The results of a three-year study of nearly one hundred thousand consumers, conducted by professional services firm EY and detailed in its “Energy transition consumer insights report,” suggest that people largely don’t want – and can’t afford – the expensive, fledgling energy schemes being pushed by left-wing ideologues:

  • 70% are unwilling to spend more time or money of energy “sustainability” actions.
  • Two-thirds aren’t planning to invest in new energy products, such as rooftop solar or electric vehicles (EVs), over the next three years
  • Less than one in five (18%) would adopt new energy products and services if they were easier to purchase and install.


More than half (55%) say they’re either skeptical of sustainability and energy providers (15%), not interested and just want easy solutions (23%) or are in need of energy solutions better suited to their specific situation (17%).

“Affordability pressures are likely behind much of the resistance to do more,” the report says, noting that two-thirds (67%) of consumers say they can’t absorb an energy bill increase of 10% and fewer than one in three (30%) are confident that their energy will remain affordable.

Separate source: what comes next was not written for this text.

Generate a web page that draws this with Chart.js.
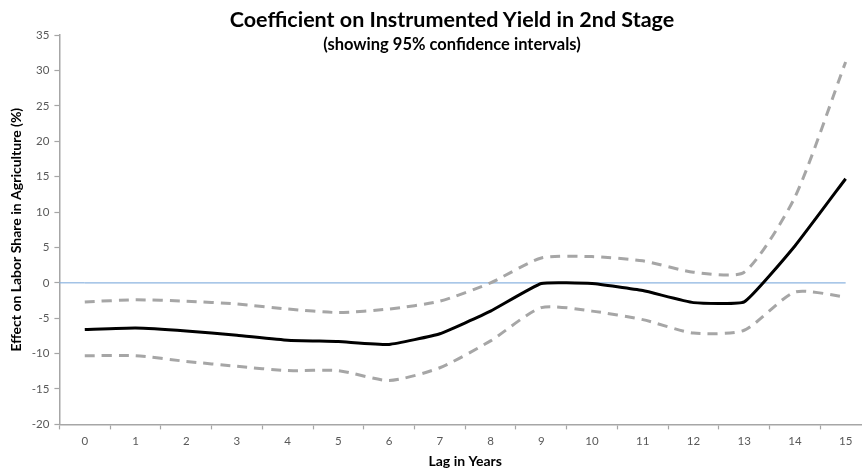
<!DOCTYPE html>
<html>
<head>
<meta charset="utf-8">
<script src="https://cdn.jsdelivr.net/npm/chart.js@4/dist/chart.umd.min.js"></script>
<style>
  html, body { margin: 0; padding: 0; background: #fff; overflow: hidden; }
  #wrap { position: relative; width: 904px; height: 470px; }
  #c { position: absolute; left: 0; top: 0; }
  .t { position: absolute; left: 0; width: 904px; text-align: center; font-family: Lato, "Open Sans", sans-serif; font-weight: bold; color: #000; white-space: nowrap; line-height: 1.2; }
  #title { top: 7px; font-size: 21.5px; }
  #subtitle { top: 35px; font-size: 16.5px; }
</style>
</head>
<body>
<div id="wrap">
  <canvas id="c" width="904" height="470"></canvas>
  <div id="title" class="t"></div>
  <div id="subtitle" class="t"></div>
</div>
<script>
const titleText = "Coefficient on Instrumented Yield in 2nd Stage";
const subtitleText = "(showing 95% confidence intervals)";
const xAxisTitle = "Lag in Years";
const yAxisTitle = "Effect on Labor Share in Agriculture (%)";

const lags = ["0","1","2","3","4","5","6","7","8","9","10","11","12","13","14","15"];
const coefficient = [-6.6, -6.4, -6.8, -7.4, -8.1, -8.3, -8.7, -7.2, -4.0, -0.1, -0.1, -1.1, -2.8, -2.7, 5.2, 14.7];
const upperCI    = [-2.7, -2.4, -2.6, -3.0, -3.7, -4.2, -3.7, -2.6, 0.0, 3.5, 3.7, 3.1, 1.5, 1.5, 12.1, 31.2];
const lowerCI    = [-10.3, -10.3, -11.1, -11.8, -12.4, -12.4, -13.8, -12.0, -8.2, -3.5, -4.0, -5.2, -7.1, -6.7, -1.3, -2.0];
const zeroLine   = lags.map(() => 0);
const yMin = -20, yMax = 35, yStep = 5;

document.getElementById('title').textContent = titleText;
document.getElementById('subtitle').textContent = subtitleText;

// extend the zero reference line to the y axis (Excel-style)
const zeroExtend = {
  id: 'zeroExtend',
  beforeDatasetsDraw(chart) {
    const ctx = chart.ctx;
    const y = chart.scales.y.getPixelForValue(0);
    const x0 = chart.chartArea.left;
    const x1 = chart.scales.x.getPixelForValue(0);
    ctx.save();
    ctx.strokeStyle = '#8cb4e0';
    ctx.lineWidth = 1.2;
    ctx.beginPath();
    ctx.moveTo(x0, y);
    ctx.lineTo(x1, y);
    ctx.stroke();
    ctx.restore();
  }
};

const gray = '#a6a6a6';
new Chart(document.getElementById('c'), {
  type: 'line',
  data: {
    labels: lags,
    datasets: [
      { label: 'Coefficient', data: coefficient, borderColor: '#000', borderWidth: 3, pointRadius: 0, tension: 0.12, fill: false, order: 1 },
      { label: 'Upper 95% CI', data: upperCI, borderColor: gray, borderWidth: 3, borderDash: [10, 7], pointRadius: 0, tension: 0.22, fill: false, order: 2 },
      { label: 'Lower 95% CI', data: lowerCI, borderColor: gray, borderWidth: 3, borderDash: [10, 7], pointRadius: 0, tension: 0.22, fill: false, order: 2 },
      { label: 'Zero', data: zeroLine, borderColor: '#8cb4e0', borderWidth: 1.2, pointRadius: 0, tension: 0, fill: false, order: 3 }
    ]
  },
  options: {
    responsive: false,
    animation: false,
    layout: { padding: { top: 35, right: 33, bottom: 0, left: 8 } },
    plugins: {
      legend: { display: false },
      tooltip: { enabled: false },
      title: { display: false }
    },
    scales: {
      x: {
        offset: true,
        grid: { display: true, drawOnChartArea: false, offset: true, tickLength: 5, color: gray, tickWidth: 1.2 },
        border: { display: true, color: gray, width: 1.5 },
        ticks: { color: '#595959', font: { family: 'Lato', size: 11.5 }, padding: 5, maxRotation: 0, autoSkip: false },
        title: { display: true, text: xAxisTitle, color: '#000', font: { family: 'Lato', size: 14, weight: 'bold' }, padding: { top: 0, bottom: 0 } }
      },
      y: {
        min: yMin, max: yMax,
        ticks: { stepSize: yStep, color: '#595959', font: { family: 'Lato', size: 11.5 }, padding: 5 },
        grid: { display: true, drawOnChartArea: false, tickLength: 5, color: gray, tickWidth: 1.2 },
        border: { display: true, color: gray, width: 1.5 },
        title: { display: true, text: yAxisTitle, color: '#000', font: { family: 'Lato', size: 14, weight: 'bold' }, padding: { top: 0, bottom: 2 } }
      }
    }
  },
  plugins: [zeroExtend]
});
</script>
</body>
</html>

What’s more, 77% of consumers say they want their energy provider to offer low-cost energy options alongside high-end products and services.

“There is a rising disconnect between government and policy focus areas and consumer engagement,” the report explains.

Government efforts to force consumers to replace their gas boilers to electric heat pumps is cited as one example. Despite government bullying, only 11% of consumers say a heat pump is their first choice of investment in energy products and services planned over the next three years.

“Consumer fatigue is setting in, stalling confidence and stagnating progress,” the report adds, offering another reason for consumers’ disinterest.